11.        As to the claimed beatings the appellant suffered from her brother and ex-fiancé, it is evident from paragraph 36 that Judge Brown did not accept the account. He relied on the fact that the appellant claimed she had miscarried but had not sought any medical attention whilst in Pakistan. Although she had mentioned the incident to her GP in the UK, her admission that she had not sought medical attention for something which would have been traumatic undermined her reliability. The fact Judge Brown also relied on the failure of the appellant’s husband from making a claim for asylum at the earliest opportunity is also reasonable. Of course, the fact Judge Brown rejected this account meant he did not have to make a specific finding regarding past persecution. Similarly, the fact Judge Brown identified that the events involving the appellant’s husband in 2007 were immaterial to the current claim (see paragraph 34) meant that he need not consider that as an issue relevant to past persecution.

12.        Turning to the findings in relation to the documents, the arguments relied on by Mr Sellwood fail to engage with the findings actually made. The arguments seek to say that an alternative approach would have been possible. That, of course, does not identify an error on a point of law. Judge Brown questions the reliability of the newspaper adverts because he had no plausible explanation as to how the appellant’s brother and ex-fiancé would have been able to obtain posed photographs of the appellant and her husband. The adverts were small and the likelihood of being spotted by the friend of the appellant’s husband was minimal. Reasonable suspicions arose because of the convenient timing of the adverts. The finding was open to Judge Brown on the evidence. The same can be said for the death certificates. The lack of details of the cause of death and the spelling errors undermine what confidence could be placed in the documents.

13.        Because I find that it was open to Judge Brown to disbelieve the appellant’s account because he has given clear and cogent reasons for coming to that conclusion, the remainder of the appellant’s complaints fall away. She is not a refugee or a person otherwise in need of international protection.

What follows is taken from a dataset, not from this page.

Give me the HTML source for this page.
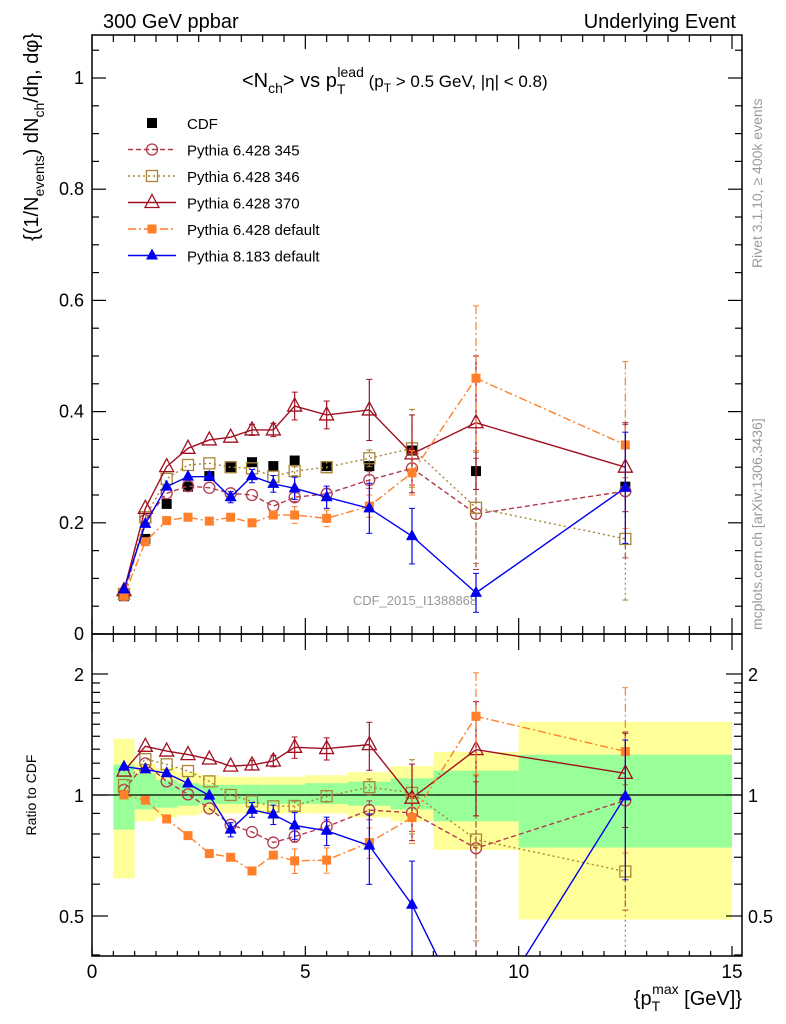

14.        I mention, for completeness, that no argument in relation to Judge Brown’s assessment of the appellant’s private and family life rights have been raised and therefore there is no need for me to make any findings in relation to those conclusions.

 

Decision

The appellant’s appeal to the Upper Tribunal is dismissed because there is no error on a point of law in the decision and reasons statement of Judge Brown.

His decision in relation to the appeal in the First-tier Tribunal is upheld.